Outro elemento vertical digno de nota é uma curiosa torre metálica, semelhante a um castelo de água, que poderia figurar em cenários de filmes retrofuturistas. E há o muro que circunda o terreno do antigo Gasômetro. Em tijolos aparentes, ele é muito bem construído e bem alicerçado. Como elemento contínuo que separa o espaço exterior do interior a sua permanência integral não seria benéfica a qualquer novo empreendimento na área. Mas, como vem marcando a paisagem local por tanto tempo, seria interessante a manutenção de uma parte dele.
Por fim, não deve ser esquecido o antigo Hospital Frei Antônio, conhecido como Lazareto. Ele se encontra bem junto ao terreno do antigo Gasômetro, numa posição ligeiramente elevada, podendo ser visto de vários pontos de observação. Ele não será demolido, já que foi tombado em 1985 pelo Município do Rio de Janeiro. Mas o grande volume e altura do estádio que o Flamengo deseja construir certamente irão obstruir a visão do hospital. Como o IRPH pretende conciliar o estádio com esse bem tombado é uma incógnita.

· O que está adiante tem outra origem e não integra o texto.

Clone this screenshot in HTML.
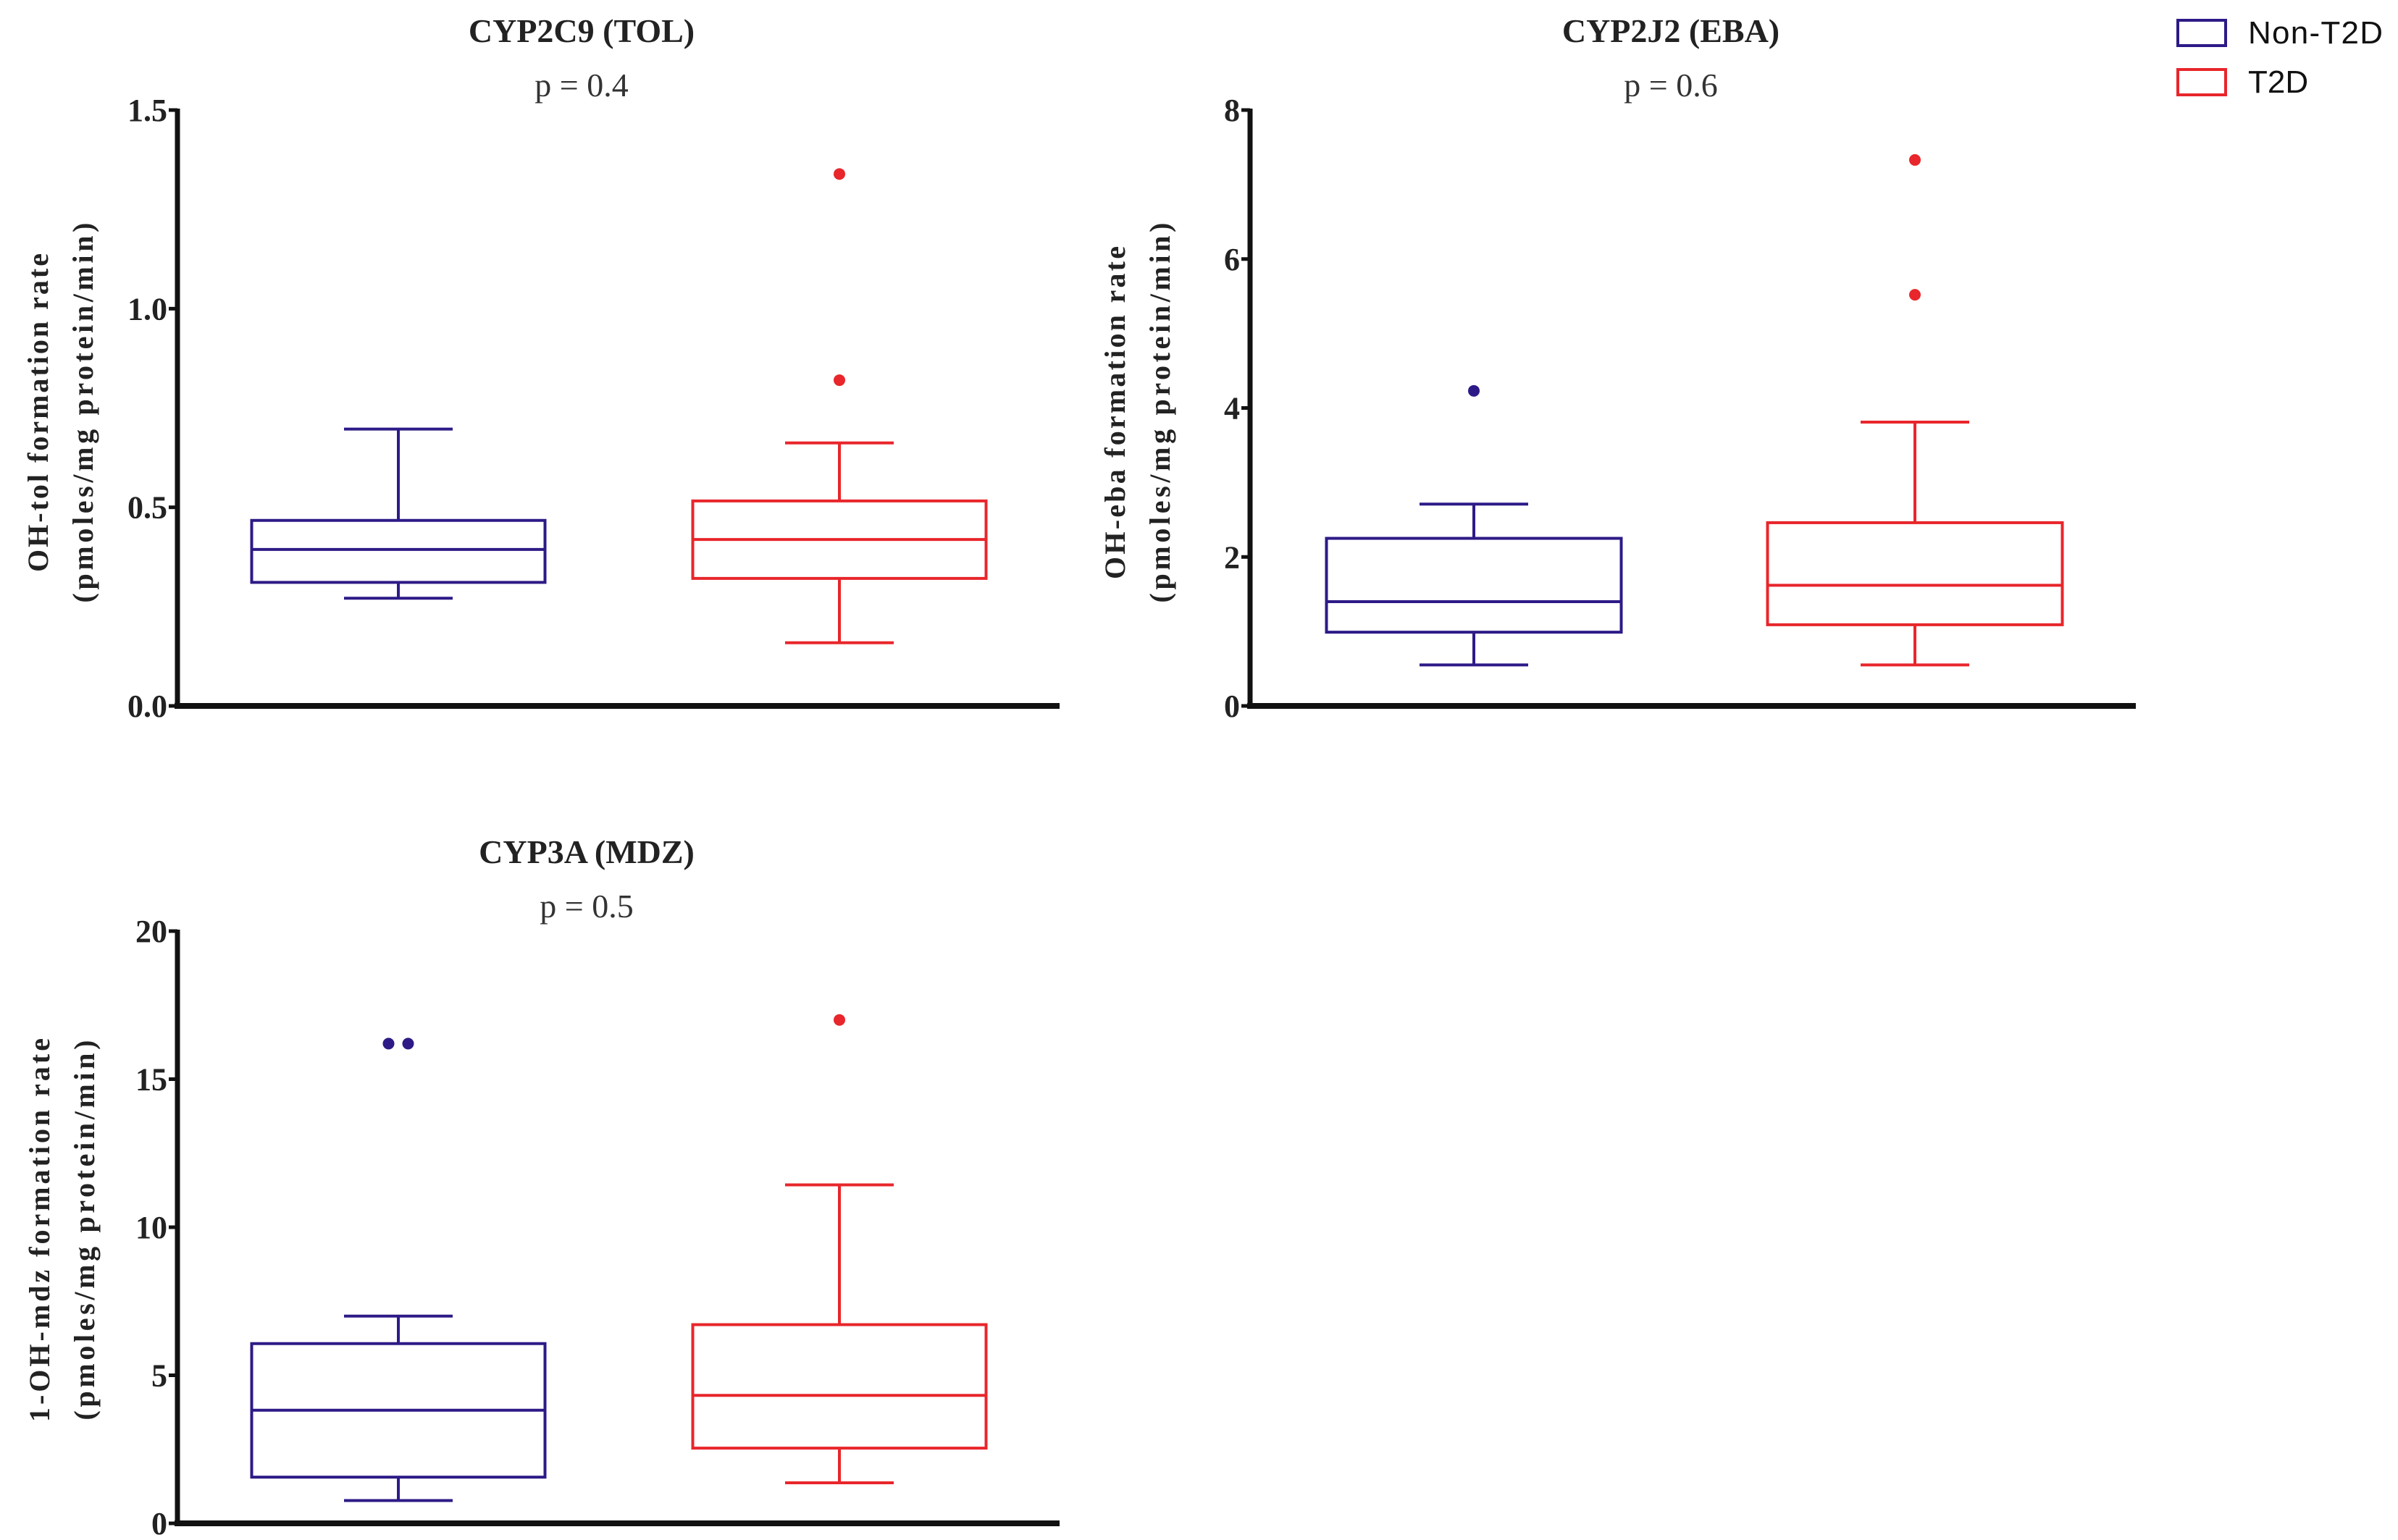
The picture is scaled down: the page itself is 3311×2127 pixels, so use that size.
<!DOCTYPE html>
<html><head><meta charset="utf-8"><style>
html,body{margin:0;padding:0;background:#fff;}
svg{display:block;}
</style></head><body>
<svg id="fig" width="3311" height="2127" viewBox="0 0 3311 2127" xmlns="http://www.w3.org/2000/svg">
<g>
  <rect x="3007" y="28" width="66" height="35" fill="none" stroke="#2e1a87" stroke-width="4"/>
  <text x="3104" y="60" font-family="Liberation Sans, sans-serif" font-size="44" textLength="186" fill="#111">Non-T2D</text>
  <rect x="3007" y="96" width="66" height="35" fill="none" stroke="#e8262b" stroke-width="4"/>
  <text x="3104" y="128" font-family="Liberation Sans, sans-serif" font-size="44" fill="#111">T2D</text>
</g>
</svg>
<script>
// Panel 1: CYP2C9 (TOL)
const p1Ticks = [0, 0.5, 1.0, 1.5];
const p1TickLabels = ["0.0", "0.5", "1.0", "1.5"];
const p1Groups = ["Non-T2D", "T2D"];
const p1Low = [0.271, 0.159];
const p1Q1 = [0.311, 0.321];
const p1Median = [0.394, 0.419];
const p1Q3 = [0.467, 0.516];
const p1High = [0.697, 0.662];
const p1Outliers = [[], [1.339, 0.820]];
// Panel 2: CYP2J2 (EBA)
const p2Ticks = [0, 2, 4, 6, 8];
const p2TickLabels = ["0", "2", "4", "6", "8"];
const p2Groups = ["Non-T2D", "T2D"];
const p2Low = [0.55, 0.55];
const p2Q1 = [0.99, 1.09];
const p2Median = [1.40, 1.62];
const p2Q3 = [2.25, 2.46];
const p2High = [2.71, 3.81];
const p2Outliers = [[4.23], [7.33, 5.52]];
// Panel 3: CYP3A (MDZ)
const p3Ticks = [0, 5, 10, 15, 20];
const p3TickLabels = ["0", "5", "10", "15", "20"];
const p3Groups = ["Non-T2D", "T2D"];
const p3Low = [0.77, 1.37];
const p3Q1 = [1.56, 2.54];
const p3Median = [3.82, 4.32];
const p3Q3 = [6.07, 6.71];
const p3High = [7.0, 11.43];
const p3Outliers = [[16.2, 16.2], [17.0]];

const NS = "http://www.w3.org/2000/svg";
const svg = document.getElementById("fig");
const COLORS = ["#2e1a87", "#e8262b"];
function mk(tag, attrs, parent) {
  const e = document.createElementNS(NS, tag);
  for (const k in attrs) e.setAttribute(k, attrs[k]);
  parent.appendChild(e);
  return e;
}
function panel(cfg) {
  const g = mk("g", {}, svg);
  
  
  const ymax = cfg.ticks[cfg.ticks.length - 1];
  const y = v => cfg.y0 - (v / ymax) * (cfg.y0 - cfg.yTop);
  const serif = "Liberation Serif, serif";
  const t = mk("text", {x: cfg.titleX, y: cfg.titleY, "text-anchor": "middle", "font-family": serif, "font-weight": "bold", "font-size": 46, fill: "#222"}, g);
  t.textContent = cfg.title;
  
  
  const p = mk("text", {x: cfg.titleX, y: cfg.titleY + 75, "text-anchor": "middle", "font-family": serif, "font-size": 46, fill: "#333"}, g);
  p.textContent = cfg.pval;
  
  
  const yl = mk("text", {transform: `translate(${cfg.labX},${cfg.labY}) rotate(-90)`, "text-anchor": "middle", "font-family": serif, "font-weight": "bold", "font-size": 40, fill: "#222", textLength: cfg.labLen1, lengthAdjust: "spacing"}, g);
  yl.textContent = cfg.ylabel;
  
  
  const yl2 = mk("text", {transform: `translate(${cfg.labX + 62},${cfg.labY}) rotate(-90)`, "text-anchor": "middle", "font-family": serif, "font-weight": "bold", "font-size": 40, fill: "#222", textLength: 525, lengthAdjust: "spacing"}, g);
  yl2.textContent = "(pmoles/mg protein/min)";
  
  
  const ax = mk("line", {x1: cfg.ax, y1: cfg.yTop - 2, x2: cfg.ax, y2: cfg.y0 + 4, stroke: "#111", "stroke-width": 7}, g);
  
  
  const bx = mk("line", {x1: cfg.ax - 4, y1: cfg.y0, x2: cfg.xEnd, y2: cfg.y0, stroke: "#111", "stroke-width": 8}, g);
  
  
  cfg.ticks.forEach((v, i) => {
    const tk = mk("line", {x1: cfg.ax - 12, y1: y(v), x2: cfg.ax, y2: y(v), stroke: "#111", "stroke-width": 5}, g);
    
    
    const tl = mk("text", {x: cfg.ax - 14, y: y(v) + 15, "text-anchor": "end", "font-family": serif, "font-weight": "bold", "font-size": 44, fill: "#222"}, g);
    tl.textContent = cfg.tickLabels[i];
    
    
  });
  cfg.groups.forEach((name, i) => {
    const c = COLORS[i];
    const cx = cfg.centers[i], hw = cfg.boxW / 2, cw = 75;
    const bg = mk("g", {stroke: c, "stroke-width": 4, fill: "none"}, g);
    
    
    const w1 = mk("line", {x1: cx, y1: y(cfg.high[i]), x2: cx, y2: y(cfg.q3[i])}, bg);
    
    
    const c1 = mk("line", {x1: cx - cw, y1: y(cfg.high[i]), x2: cx + cw, y2: y(cfg.high[i])}, bg);
    
    
    const w2 = mk("line", {x1: cx, y1: y(cfg.q1[i]), x2: cx, y2: y(cfg.low[i])}, bg);
    
    
    const c2 = mk("line", {x1: cx - cw, y1: y(cfg.low[i]), x2: cx + cw, y2: y(cfg.low[i])}, bg);
    
    
    const r = mk("rect", {x: cx - hw, y: y(cfg.q3[i]), width: cfg.boxW, height: y(cfg.q1[i]) - y(cfg.q3[i])}, bg);
    
    
    const m = mk("line", {x1: cx - hw, y1: y(cfg.median[i]), x2: cx + hw, y2: y(cfg.median[i])}, bg);
    
    
    const outs = cfg.outliers[i];
    outs.forEach((v, j) => {
      const off = outs.length > 1 && outs.every(o => o === outs[0]) ? (j - (outs.length - 1) / 2) * 27 : 0;
      const d = mk("circle", {cx: cx + off, cy: y(v), r: 8, fill: c, stroke: "none"}, g);
      
      
    });
  });
}
panel({id: "panel-cyp2c9", title: "CYP2C9 (TOL)", pval: "p = 0.4", titleX: 803, titleY: 58,
  ylabel: "OH-tol formation rate", labX: 66, labY: 570, labLen1: 440,
  ax: 245, xEnd: 1463, yTop: 152, y0: 975, centers: [550, 1159], boxW: 405,
  ticks: p1Ticks, tickLabels: p1TickLabels, groups: p1Groups,
  low: p1Low, q1: p1Q1, median: p1Median, q3: p1Q3, high: p1High, outliers: p1Outliers});
panel({id: "panel-cyp2j2", title: "CYP2J2 (EBA)", pval: "p = 0.6", titleX: 2307, titleY: 58,
  ylabel: "OH-eba formation rate", labX: 1553, labY: 570, labLen1: 460,
  ax: 1726, xEnd: 2949, yTop: 152, y0: 975, centers: [2035, 2644], boxW: 407,
  ticks: p2Ticks, tickLabels: p2TickLabels, groups: p2Groups,
  low: p2Low, q1: p2Q1, median: p2Median, q3: p2Q3, high: p2High, outliers: p2Outliers});
panel({id: "panel-cyp3a", title: "CYP3A (MDZ)", pval: "p = 0.5", titleX: 810, titleY: 1192,
  ylabel: "1-OH-mdz formation rate", labX: 68, labY: 1699, labLen1: 530,
  ax: 245, xEnd: 1463, yTop: 1286, y0: 2104, centers: [550, 1159], boxW: 405,
  ticks: p3Ticks, tickLabels: p3TickLabels, groups: p3Groups,
  low: p3Low, q1: p3Q1, median: p3Median, q3: p3Q3, high: p3High, outliers: p3Outliers});
</script>
</body></html>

No Rio de Janeiro se costuma lamentar pelas perdas de bens do passado. A cidade já perdeu muito de seu maravilhoso Patrimônio. Mas é importante ter a consciência de que continua a haver projetos de renovação urbana pouco cuidadosos. Além disso, o menosprezo com o passado ainda está presente entre administradores públicos e políticos. É triste e revoltante, mas segue ocorrendo a perda do Patrimônio carioca e o atual prefeito tem sido um importante agente desse processo.